Relevant tendencies: Extreme flyball pitcher (league-low 30.3 percent groundball rate in 2017). Relatively insignificant platoon splits. Allows the highest percentage of successful base stealers of any Blue Jays pitcher (75 percent).
Possible modifications: Things get fun with Estrada. Unfortunately for the Blue Jays, they don’t have a defensively-inclined bench outfielder to make use of here. On the other hand, they’re able to get Solarte in at shortstop which would be inadvisable with someone else on the mound.

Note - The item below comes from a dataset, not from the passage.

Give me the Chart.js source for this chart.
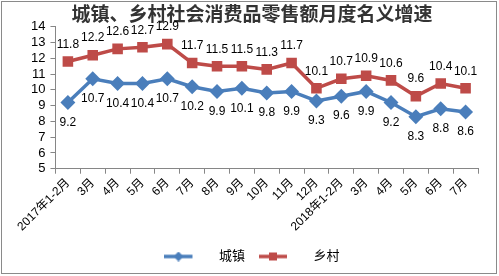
<!DOCTYPE html>
<html>
<head>
<meta charset="utf-8">
<script src="https://cdn.jsdelivr.net/npm/chart.js@4.4.0/dist/chart.umd.min.js"></script>
<style>
  html, body { margin: 0; padding: 0; background: #fff; }
  #wrap { width: 499px; height: 276px; position: relative; }
</style>
</head>
<body>
<div id="wrap"><canvas id="c" width="499" height="276"></canvas></div>
<script>
const categories = ['2017年1-2月', '3月', '4月', '5月', '6月', '7月', '8月', '9月', '10月', '11月', '12月',
  '2018年1-2月', '3月', '4月', '5月', '6月', '7月'];
const urban = [9.2, 10.7, 10.4, 10.4, 10.7, 10.2, 9.9, 10.1, 9.8, 9.9, 9.3, 9.6, 9.9, 9.2, 8.3, 8.8, 8.6];
const rural = [11.8, 12.2, 12.6, 12.7, 12.9, 11.7, 11.5, 11.5, 11.3, 11.7, 10.1, 10.7, 10.9, 10.6, 9.6, 10.4, 10.1];
const yTicks = [5, 6, 7, 8, 9, 10, 11, 12, 13, 14];

const FONT = "'Liberation Sans', 'Noto Sans CJK SC', sans-serif";
const BLUE = '#4A7EBB';
const RED = '#BE4B48';

// legend swatch: line with marker, drawn on a small canvas
function swatch(color, shape) {
  var cv = document.createElement('canvas');
  cv.width = 48; cv.height = 10;
  var g = cv.getContext('2d');
  g.strokeStyle = color; g.lineWidth = 3.5;
  g.beginPath(); g.moveTo(0, 5); g.lineTo(28, 5); g.stroke();
  g.fillStyle = color;
  if (shape === 'diamond') {
    g.beginPath(); g.moveTo(14, 0); g.lineTo(19, 5); g.lineTo(14, 10); g.lineTo(9, 5); g.closePath(); g.fill();
  } else {
    g.fillRect(10, 1, 8, 8);
  }
  return cv;
}

const frame = {
  id: 'frame',
  beforeDraw: function (chart) {
    var ctx = chart.ctx;
    ctx.save();
    ctx.fillStyle = '#fff';
    ctx.fillRect(0, 0, chart.width, chart.height);
    ctx.restore();
  },
  afterDraw: function (chart) {
    var ctx = chart.ctx;
    ctx.save();
    ctx.strokeStyle = '#8a8a8a';
    ctx.lineWidth = 1;
    ctx.strokeRect(1.5, 1.5, 495, 272);
    ctx.restore();
  }
};

const valueLabels = {
  id: 'valueLabels',
  afterDatasetsDraw: function (chart) {
    var ctx = chart.ctx;
    ctx.save();
    ctx.font = '12px ' + FONT;
    ctx.fillStyle = '#000';
    ctx.textAlign = 'center';
    ctx.textBaseline = 'middle';
    chart.data.datasets.forEach(function (ds, i) {
      var meta = chart.getDatasetMeta(i);
      var dy = i === 0 ? 20 : -17;
      meta.data.forEach(function (pt, j) {
        ctx.fillText(ds.data[j].toFixed(1), pt.x, pt.y + dy);
      });
    });
    ctx.restore();
  }
};

new Chart(document.getElementById('c'), {
  type: 'line',
  data: {
    labels: categories,
    datasets: [
      {
        label: '城镇',
        data: urban,
        borderColor: BLUE,
        backgroundColor: BLUE,
        borderWidth: 3.5,
        pointStyle: 'rectRot',
        pointRadius: 5,
        tension: 0,
        legendImg: swatch(BLUE, 'diamond')
      },
      {
        label: '乡村',
        data: rural,
        borderColor: RED,
        backgroundColor: RED,
        borderWidth: 3.5,
        pointStyle: 'rect',
        pointRadius: 5,
        tension: 0,
        legendImg: swatch(RED, 'square')
      }
    ]
  },
  options: {
    responsive: false,
    animation: false,
    devicePixelRatio: 1,
    layout: { padding: { left: 26, right: 21, top: 0, bottom: 3 } },
    plugins: {
      title: {
        display: true,
        text: '城镇、乡村社会消费品零售额月度名义增速',
        color: '#333',
        font: { family: FONT, size: 19, weight: 'bold' },
        padding: { top: 4, bottom: 0 }
      },
      legend: {
        position: 'bottom',
        labels: {
          usePointStyle: true,
          pointStyleWidth: 48,
          padding: 14,
          color: '#000',
          font: { family: FONT, size: 13 },
          generateLabels: function (chart) {
            return chart.data.datasets.map(function (ds, i) {
              return { text: ds.label, pointStyle: ds.legendImg, datasetIndex: i, fontColor: '#000', hidden: false };
            });
          }
        }
      },
      tooltip: { enabled: false }
    },
    scales: {
      x: {
        offset: true,
        grid: { display: true, offset: true, drawOnChartArea: false, tickLength: 5, color: '#868686' },
        border: { color: '#868686' },
        ticks: {
          autoSkip: false,
          minRotation: 45,
          maxRotation: 45,
          color: '#000',
          font: { family: FONT, size: 12 },
          padding: 2
        }
      },
      y: {
        min: 5,
        max: 14,
        afterBuildTicks: function (axis) {
          axis.ticks = yTicks.map(function (v) { return { value: v }; });
        },
        grid: { display: true, drawOnChartArea: false, tickLength: 5, color: '#868686' },
        border: { color: '#868686' },
        ticks: {
          autoSkip: false,
          color: '#000',
          font: { family: FONT, size: 13 },
          padding: 5
        }
      }
    }
  },
  plugins: [frame, valueLabels]
});
</script>
</body>
</html>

If Martin was hot at the plate you could get a little wacky and throw him in at third, Donaldson at short, then start whoever’s hitting better between Travis and Solarte at second. Maile gets the call because he’s probably a better running-game deterrent than Martin at this point.
Relevant tendencies: Extreme groundball pitcher (56.3 percent). Significantly better against left-handers than right-handers leading to righty-heavy lineups. Hitters from both sides pull a huge percentage of the time on the ground.
Possible modifications: Lineups against Garcia will be righty-heavy and they tend to go opposite-field on flyballs against him, meaning left fielders will see a small share of relatively few flyballs. That means it’s a good spot for Solarte or Pearce or possibly even a red-hot Travis if the Blue Jays felt particularly experimental.
Grichuk sits here because he has to sit somewhere and Garcia’s groundball rate is second only to Stroman’s. He would fit nicely in right against tough lefties, though.
Realistically speaking, Pillar isn’t going to get any starts this year in left field, two starts every five games is probably a bit of a heavy workload for Ngoepe, and Diaz is getting a lot of run here at second for a guy who’s played four innings there in the majors.
However, some of the smaller suggestions – like matching Maile with Estrada and giving Solarte some outfield time with the groundballers on the mound – could help the Blue Jays squeeze a little extra production out of their roster.